Australia’s teachers – undervalued and overburdened
December 16, 2025
As ATAR scores dominate headlines, the work of teachers remains largely invisible. They are central to education and social cohesion, yet underpaid, overworked and routinely taken for granted.
Recently Year 12 students around the country have been celebrating or lamenting their ATAR scores. The celebrating students are featured in the media; the lamenters are mostly silent. But where are their teachers?
In Scandinavian and East Asian cultures, teachers are highly respected and their work is prized. In China, Korea and Japan, for instance, there are special days set aside annually to celebrate their teachers. Meanwhile, in Australia the work that teachers do is frequently devalued – evidence that the country is going backward educationally. We need to change.
The teaching profession in Australia is mostly regulated at state and territory levels but it’s funded mainly by the federal government. The result is a crazy mismatch of regulations and educational standards across state and territory borders and wide disparities in pay and conditions. Adding to this confusion are the urban-rural and public-private divides in all the states and territories.
An accurate comparison of the work of teachers with that of other professionals (doctors and lawyers, for example) illustrates just how poorly they are remunerated and how often their work is under-valued. Their conditions of work come nowhere near to reflecting the value of what they achieve for society and the economy.

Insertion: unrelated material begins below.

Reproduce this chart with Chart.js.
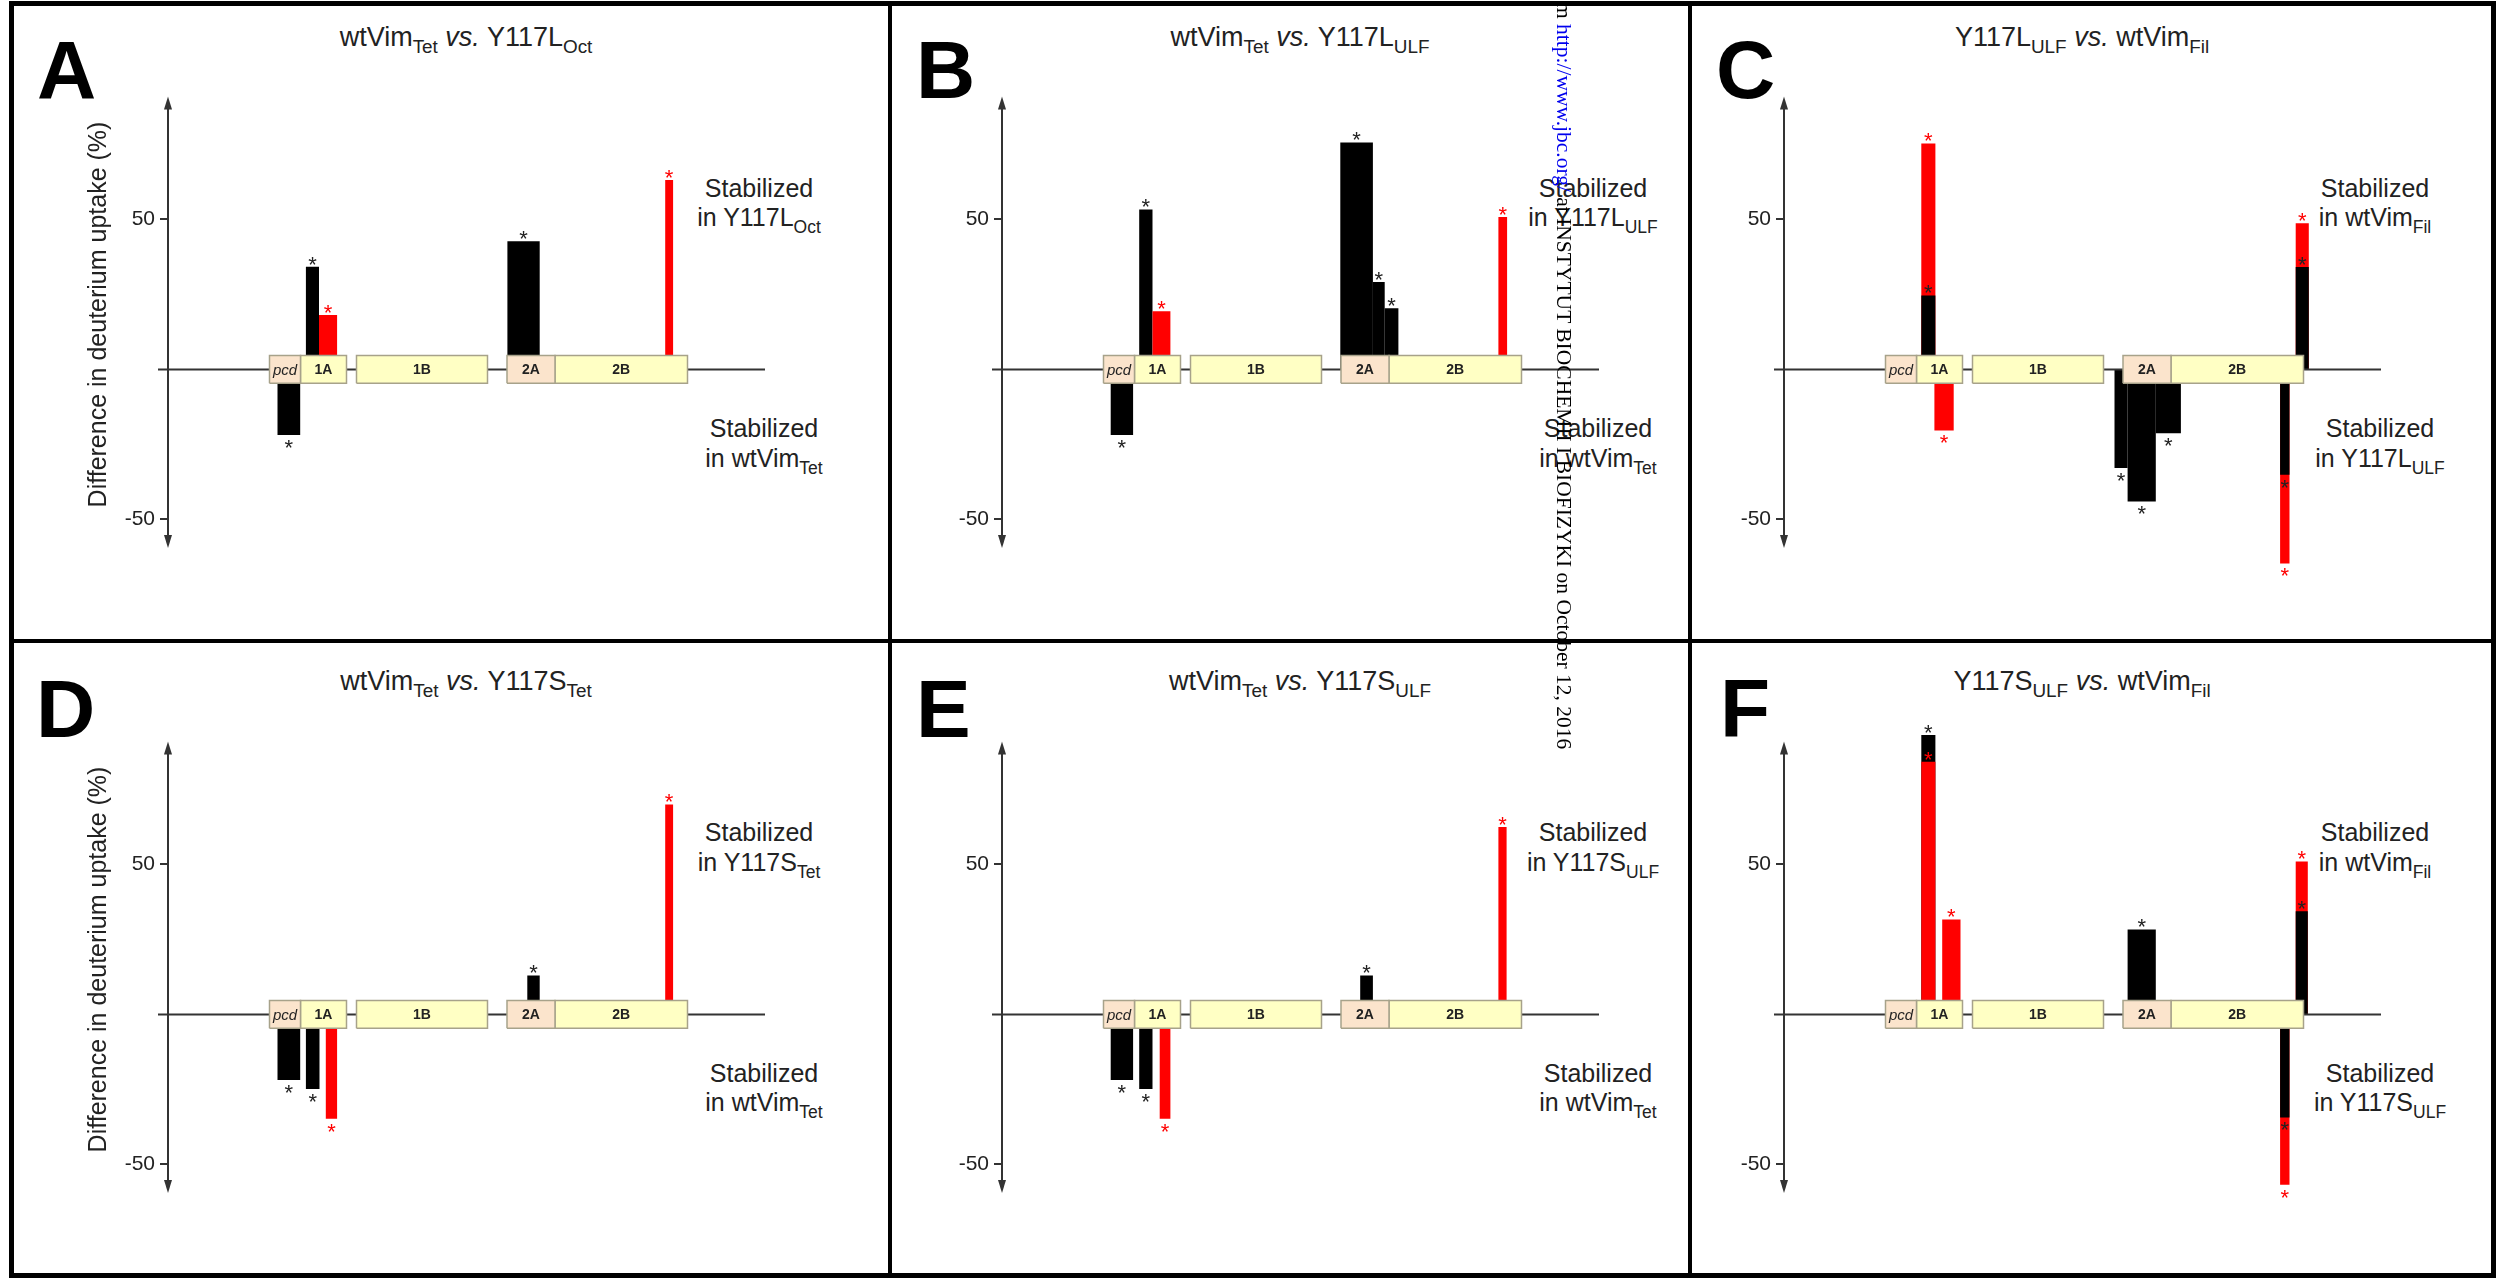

Meanwhile, they are forever time-poor, each day struggling to complete mindless administrative paperwork while attending to their classrooms. They have to grade essays, mark tests and exam papers, and prepare lessons in their own time. The curricula they are obliged to teach are mainly designed by bureaucrats with little experience in classrooms or direct knowledge of the needs and expectations of students.
It is galling that so many of the well-endowed private schools attract generous government subsidies, while government schools are serially under-resourced, especially in areas of socio-economic disadvantage – a major cause of the growing inequality that is white-anting social cohesion across the country today. This constitutes a glaring public policy failure at state and federal levels. Teachers are regularly faced with the fall-out in their classrooms where they’re expected to be therapists as well as pedagogues. Rates of student abuse and violence directed at teachers are increasing. Then there are the verbally abusive and physically violent parents, many (probably most) of whom are projecting on to teachers their own failings as parents.
Little wonder that the burn-out rate of teachers is high, especially among early entrant to the profession who are leaving it in disillusioned droves.
What is to be done?
Obviously teachers need to be far better paid. And schools (mainly in the government and Catholic school sectors) need to be far better resourced. One of the great stupidities of the neoliberal era has been to label educators and educations systems as a cost to the nation. That neoliberal slander has to be buried; it’s been dead for a long time. Education is an investment. Moreover, government expenditure on education must be focused on schools, not on bureaucrats in government departments intent on maintaining their perks and power.
Cutting the administrative burdens teachers have to bear must also be a high priority for policymakers. For example, the paperwork that has to be filled out by teachers to take students on excursions is frankly mind-boggling. Report writing about teaching methods, about individual students, much of which ends up gathering dust in education departments, needs to be reduced or cut altogether. And then there is the task of having to respond in writing and in person to incessant queries and demands from parents. Administrative assistants should be available at department or regional levels, or even in the schools themselves, to relieve teachers of the bulk of this indefensible administrivia.
Teachers need to be given time out every five years or so – a kind of sabbatical leave – to update their qualifications through further study and to compare their teaching methods and curricula in other schools, in Australia and overseas. Again, this should been seen as an investment not a cost for education budgets.
It is well-documented that there are some serious mental health issues affecting students in schools in contemporary Australia, and the rate is increasing. Teachers are on the front-line of this crisis. They are expected to handle the resulting disruptions in class, the anti-social behaviours, the noise, and even tragedies that can occur as a result of the severe mental health struggles that some students are experiencing. But teachers are not trained to be therapists. Their role is that of the pedagogue. Every school should have access to educational psychologists and allied mental health workers who can step in when needed.
It’s time to stop denigrating and start celebrating the vital work that that teachers do in this country. Teachers encourage their students to recognise and value their individuality and the potential within themselves – attributes which they’ve often not been aware of until their teachers reveal those qualities to them. They prepare their students with skills and knowledge needed in the wide world once they leave school. Fools would have us believe that the work of teachers can be performed by a set of AI algorithms. If you believe that nonsense the next thing they’ll want us to believe is that AI can take over parenting.
The country’s political leaders, media organisations and the general public must wake up to the fact that the two most important contributors to our civilisation are good parents and good teachers. All other professions and trades rank below them. Australia needs to recognise people in both categories and reward them accordingly. There are teaching awards, but the criteria for identifying potential recipients are opaque and often meaningless – or worse, they trivialise the profound art of good teaching. A more heuristic approach to identifying excellence in the teaching profession is urgently needed. And the recognition and the rewards it should bring should be superior to all other award systems, including sporting awards, celebrity awards, and the Australian honours system.